▸ Task prompt
Print the listing as it stands, omitting all images.
-=-=-=-=-
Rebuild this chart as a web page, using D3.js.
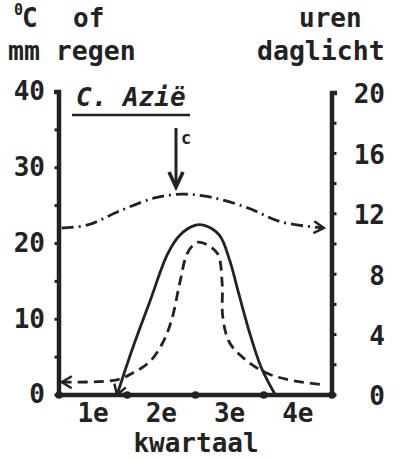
<!DOCTYPE html>
<html>
<head>
<meta charset="utf-8">
<script src="https://cdn.jsdelivr.net/npm/d3@7/dist/d3.min.js"></script>
<style>
  body { margin: 0; background: #fff; }
  svg text { font-family: "DejaVu Sans Mono", monospace; fill: #222; font-weight: bold; }
</style>
</head>
<body>
<svg id="chart" width="404" height="461"></svg>
<script>
// kwartalen op de x-as
var quarters = ["1e", "2e", "3e", "4e"];
var quarterTicks = [0, 1, 2, 3, 4];
// linker as: graden C of mm regen, rechter as: uren daglicht
var leftTicks = [0, 5, 10, 15, 20, 25, 30, 35, 40];
var leftLabels = [0, 10, 20, 30, 40];
var rightTicks = [0, 2, 4, 6, 8, 10, 12, 14, 16, 18, 20];
var rightLabels = [0, 4, 8, 12, 16, 20];

// temperatuur (doorgetrokken lijn), x in kwartalen
var tempX = [0.85, 1.08, 1.33, 1.59, 1.77, 1.99, 2.13, 2.35, 2.50, 2.63, 2.80, 2.96, 3.17];
var tempY = [0, 6.2, 12.3, 18.6, 21.1, 22.4, 22.4, 21.1, 17.8, 13.5, 8.0, 3.7, 0];

// regen (gestreepte lijn)
var rainX = [0.04, 0.85, 1.08, 1.33, 1.52, 1.65, 1.77, 1.88, 2.01, 2.10, 2.32, 2.39, 2.40, 2.50, 2.74, 3.04, 3.37, 3.91];
var rainY = [1.7, 2.0, 2.9, 4.4, 6.9, 9.9, 14.8, 18.7, 20.1, 20.1, 18.7, 14.8, 10.3, 6.9, 4.6, 2.9, 2.0, 1.3];

// uren daglicht (streep-stip lijn), rechter as
var lightX = [0.04, 0.42, 0.92, 1.40, 1.80, 2.23, 2.76, 3.26, 3.88];
var lightY = [11.06, 11.26, 12.25, 13.05, 13.3, 13.1, 12.4, 11.46, 11.06];

var svg = d3.select("#chart");
var ink = "#222";

var x = d3.scaleLinear().domain([0, 4]).range([59, 332]);
var yL = d3.scaleLinear().domain([0, 40]).range([395, 92]);
var yR = d3.scaleLinear().domain([0, 20]).range([395, 93]);

// pijlpunten
var defs = svg.append("defs");
defs.append("marker")
  .attr("id", "open")
  .attr("markerUnits", "userSpaceOnUse")
  .attr("viewBox", "-12 -8 14 16")
  .attr("refX", 0).attr("refY", 0)
  .attr("markerWidth", 14).attr("markerHeight", 16)
  .attr("orient", "auto-start-reverse")
  .append("path")
  .attr("d", "M-10,-6 L0,0 L-10,6")
  .attr("fill", "none")
  .attr("stroke", ink)
  .attr("stroke-width", 2.4)
  .attr("stroke-dasharray", "none");

// assen
svg.append("path")
  .attr("d", "M54," + yL(40) + "H" + x(0) + "V" + yL(0) + "H" + x(4) + "V" + yR(20) + "H337")
  .attr("fill", "none").attr("stroke", ink).attr("stroke-width", 4.5)
  .attr("stroke-linejoin", "miter");

svg.selectAll(".lt").data(leftTicks).enter().append("line")
  .attr("x1", x(0) - 4.5).attr("x2", x(0))
  .attr("y1", function(d) { return yL(d); })
  .attr("y2", function(d) { return yL(d); })
  .attr("stroke", ink).attr("stroke-width", 3);

svg.selectAll(".rt").data(rightTicks).enter().append("line")
  .attr("x1", x(4)).attr("x2", x(4) + 4.5)
  .attr("y1", function(d) { return yR(d); })
  .attr("y2", function(d) { return yR(d); })
  .attr("stroke", ink).attr("stroke-width", 3);

svg.selectAll(".qt").data(quarterTicks).enter().append("circle")
  .attr("cx", function(d) { return x(d); })
  .attr("cy", yL(0))
  .attr("r", 3.8).attr("fill", ink);

// aslabels
svg.selectAll(".ll").data(leftLabels).enter().append("text")
  .attr("x", 45).attr("y", function(d) { return yL(d) - 1; })
  .attr("dy", "0.36em").attr("text-anchor", "end")
  .attr("font-size", 26)
  .text(function(d) { return d; });

svg.selectAll(".rl").data(rightLabels).enter().append("text")
  .attr("x", 385).attr("y", function(d) { return yR(d) + 1; })
  .attr("dy", "0.36em").attr("text-anchor", "end")
  .attr("font-size", 26)
  .text(function(d) { return d; });

svg.selectAll(".xl").data(quarters).enter().append("text")
  .attr("x", function(d, i) { return x(i + 0.5); })
  .attr("y", 422).attr("text-anchor", "middle")
  .attr("font-size", 26)
  .text(function(d) { return d; });

svg.append("text").attr("x", 196).attr("y", 452)
  .attr("text-anchor", "middle").attr("font-size", 26).text("kwartaal");

// koppen
svg.append("text").attr("x", 14).attr("y", 15).attr("font-size", 15).text("0");
svg.append("text").attr("x", 22).attr("y", 27).attr("font-size", 26).text("C");
svg.append("text").attr("x", 73).attr("y", 27).attr("font-size", 26).text("of");
svg.append("text").attr("x", 8).attr("y", 60).attr("font-size", 26.5).text("mm regen");
svg.append("text").attr("x", 299).attr("y", 27).attr("font-size", 26).text("uren");
svg.append("text").attr("x", 257).attr("y", 60).attr("font-size", 26.5).text("daglicht");

// titel
svg.append("text").attr("x", 76).attr("y", 106)
  .attr("font-size", 26).attr("font-style", "italic").attr("font-weight", "normal")
  .text("C. Azië");
svg.append("line").attr("x1", 72).attr("x2", 190).attr("y1", 115).attr("y2", 115)
  .attr("stroke", ink).attr("stroke-width", 2.5);

// pijl c
svg.append("line").attr("x1", 176).attr("x2", 176).attr("y1", 128).attr("y2", 186)
  .attr("stroke", ink).attr("stroke-width", 3);
svg.append("path").attr("d", "M169,172 L176,187 L183,172")
  .attr("fill", "none").attr("stroke", ink).attr("stroke-width", 3.5);
svg.append("text").attr("x", 181).attr("y", 144).attr("font-size", 17).text("c");

// lijnen
var lineL = d3.line()
  .x(function(d) { return x(d[0]); })
  .y(function(d) { return yL(d[1]); })
  .curve(d3.curveCatmullRom.alpha(0.5));
var lineR = d3.line()
  .x(function(d) { return x(d[0]); })
  .y(function(d) { return yR(d[1]); })
  .curve(d3.curveCatmullRom.alpha(0.5));

svg.append("path")
  .datum(d3.zip(lightX, lightY))
  .attr("d", lineR)
  .attr("fill", "none").attr("stroke", ink).attr("stroke-width", 2.8)
  .attr("stroke-dasharray", "12,5,2,5")
  .attr("marker-end", "url(#open)");

svg.append("path")
  .datum(d3.zip(rainX, rainY))
  .attr("d", lineL)
  .attr("fill", "none").attr("stroke", ink).attr("stroke-width", 2.8)
  .attr("stroke-dasharray", "10,6")
  .attr("marker-start", "url(#open)");

svg.append("path")
  .datum(d3.zip(tempX, tempY))
  .attr("d", lineL)
  .attr("fill", "none").attr("stroke", ink).attr("stroke-width", 2.8)
  .attr("marker-start", "url(#open)");
</script>
</body>
</html>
-=-=-=-=-
▸ Solution to this task
Rebuild this chart as a web page, using D3.js.
<!DOCTYPE html>
<html>
<head>
<meta charset="utf-8">
<script src="https://cdn.jsdelivr.net/npm/d3@7/dist/d3.min.js"></script>
<style>
  body { margin: 0; background: #fff; }
  svg text { font-family: "DejaVu Sans Mono", monospace; fill: #222; font-weight: bold; }
</style>
</head>
<body>
<svg id="chart" width="404" height="461"></svg>
<script>
// kwartalen op de x-as
var quarters = ["1e", "2e", "3e", "4e"];
var quarterTicks = [0, 1, 2, 3, 4];
// linker as: graden C of mm regen, rechter as: uren daglicht
var leftTicks = [0, 5, 10, 15, 20, 25, 30, 35, 40];
var leftLabels = [0, 10, 20, 30, 40];
var rightTicks = [0, 2, 4, 6, 8, 10, 12, 14, 16, 18, 20];
var rightLabels = [0, 4, 8, 12, 16, 20];

// temperatuur (doorgetrokken lijn), x in kwartalen
var tempX = [0.85, 1.08, 1.33, 1.59, 1.77, 1.99, 2.13, 2.35, 2.50, 2.63, 2.80, 2.96, 3.17];
var tempY = [0, 6.2, 12.3, 18.6, 21.1, 22.4, 22.4, 21.1, 17.8, 13.5, 8.0, 3.7, 0];

// regen (gestreepte lijn)
var rainX = [0.04, 0.85, 1.08, 1.33, 1.52, 1.65, 1.77, 1.88, 2.01, 2.10, 2.32, 2.39, 2.40, 2.50, 2.74, 3.04, 3.37, 3.91];
var rainY = [1.7, 2.0, 2.9, 4.4, 6.9, 9.9, 14.8, 18.7, 20.1, 20.1, 18.7, 14.8, 10.3, 6.9, 4.6, 2.9, 2.0, 1.3];

// uren daglicht (streep-stip lijn), rechter as
var lightX = [0.04, 0.42, 0.92, 1.40, 1.80, 2.23, 2.76, 3.26, 3.88];
var lightY = [11.06, 11.26, 12.25, 13.05, 13.3, 13.1, 12.4, 11.46, 11.06];

var svg = d3.select("#chart");
var ink = "#222";

var x = d3.scaleLinear().domain([0, 4]).range([59, 332]);
var yL = d3.scaleLinear().domain([0, 40]).range([395, 92]);
var yR = d3.scaleLinear().domain([0, 20]).range([395, 93]);

// pijlpunten
var defs = svg.append("defs");
defs.append("marker")
  .attr("id", "open")
  .attr("markerUnits", "userSpaceOnUse")
  .attr("viewBox", "-12 -8 14 16")
  .attr("refX", 0).attr("refY", 0)
  .attr("markerWidth", 14).attr("markerHeight", 16)
  .attr("orient", "auto-start-reverse")
  .append("path")
  .attr("d", "M-10,-6 L0,0 L-10,6")
  .attr("fill", "none")
  .attr("stroke", ink)
  .attr("stroke-width", 2.4)
  .attr("stroke-dasharray", "none");

// assen
svg.append("path")
  .attr("d", "M54," + yL(40) + "H" + x(0) + "V" + yL(0) + "H" + x(4) + "V" + yR(20) + "H337")
  .attr("fill", "none").attr("stroke", ink).attr("stroke-width", 4.5)
  .attr("stroke-linejoin", "miter");

svg.selectAll(".lt").data(leftTicks).enter().append("line")
  .attr("x1", x(0) - 4.5).attr("x2", x(0))
  .attr("y1", function(d) { return yL(d); })
  .attr("y2", function(d) { return yL(d); })
  .attr("stroke", ink).attr("stroke-width", 3);

svg.selectAll(".rt").data(rightTicks).enter().append("line")
  .attr("x1", x(4)).attr("x2", x(4) + 4.5)
  .attr("y1", function(d) { return yR(d); })
  .attr("y2", function(d) { return yR(d); })
  .attr("stroke", ink).attr("stroke-width", 3);

svg.selectAll(".qt").data(quarterTicks).enter().append("circle")
  .attr("cx", function(d) { return x(d); })
  .attr("cy", yL(0))
  .attr("r", 3.8).attr("fill", ink);

// aslabels
svg.selectAll(".ll").data(leftLabels).enter().append("text")
  .attr("x", 45).attr("y", function(d) { return yL(d) - 1; })
  .attr("dy", "0.36em").attr("text-anchor", "end")
  .attr("font-size", 26)
  .text(function(d) { return d; });

svg.selectAll(".rl").data(rightLabels).enter().append("text")
  .attr("x", 385).attr("y", function(d) { return yR(d) + 1; })
  .attr("dy", "0.36em").attr("text-anchor", "end")
  .attr("font-size", 26)
  .text(function(d) { return d; });

svg.selectAll(".xl").data(quarters).enter().append("text")
  .attr("x", function(d, i) { return x(i + 0.5); })
  .attr("y", 422).attr("text-anchor", "middle")
  .attr("font-size", 26)
  .text(function(d) { return d; });

svg.append("text").attr("x", 196).attr("y", 452)
  .attr("text-anchor", "middle").attr("font-size", 26).text("kwartaal");

// koppen
svg.append("text").attr("x", 14).attr("y", 15).attr("font-size", 15).text("0");
svg.append("text").attr("x", 22).attr("y", 27).attr("font-size", 26).text("C");
svg.append("text").attr("x", 73).attr("y", 27).attr("font-size", 26).text("of");
svg.append("text").attr("x", 8).attr("y", 60).attr("font-size", 26.5).text("mm regen");
svg.append("text").attr("x", 299).attr("y", 27).attr("font-size", 26).text("uren");
svg.append("text").attr("x", 257).attr("y", 60).attr("font-size", 26.5).text("daglicht");

// titel
svg.append("text").attr("x", 76).attr("y", 106)
  .attr("font-size", 26).attr("font-style", "italic").attr("font-weight", "normal")
  .text("C. Azië");
svg.append("line").attr("x1", 72).attr("x2", 190).attr("y1", 115).attr("y2", 115)
  .attr("stroke", ink).attr("stroke-width", 2.5);

// pijl c
svg.append("line").attr("x1", 176).attr("x2", 176).attr("y1", 128).attr("y2", 186)
  .attr("stroke", ink).attr("stroke-width", 3);
svg.append("path").attr("d", "M169,172 L176,187 L183,172")
  .attr("fill", "none").attr("stroke", ink).attr("stroke-width", 3.5);
svg.append("text").attr("x", 181).attr("y", 144).attr("font-size", 17).text("c");

// lijnen
var lineL = d3.line()
  .x(function(d) { return x(d[0]); })
  .y(function(d) { return yL(d[1]); })
  .curve(d3.curveCatmullRom.alpha(0.5));
var lineR = d3.line()
  .x(function(d) { return x(d[0]); })
  .y(function(d) { return yR(d[1]); })
  .curve(d3.curveCatmullRom.alpha(0.5));

svg.append("path")
  .datum(d3.zip(lightX, lightY))
  .attr("d", lineR)
  .attr("fill", "none").attr("stroke", ink).attr("stroke-width", 2.8)
  .attr("stroke-dasharray", "12,5,2,5")
  .attr("marker-end", "url(#open)");

svg.append("path")
  .datum(d3.zip(rainX, rainY))
  .attr("d", lineL)
  .attr("fill", "none").attr("stroke", ink).attr("stroke-width", 2.8)
  .attr("stroke-dasharray", "10,6")
  .attr("marker-start", "url(#open)");

svg.append("path")
  .datum(d3.zip(tempX, tempY))
  .attr("d", lineL)
  .attr("fill", "none").attr("stroke", ink).attr("stroke-width", 2.8)
  .attr("marker-start", "url(#open)");
</script>
</body>
</html>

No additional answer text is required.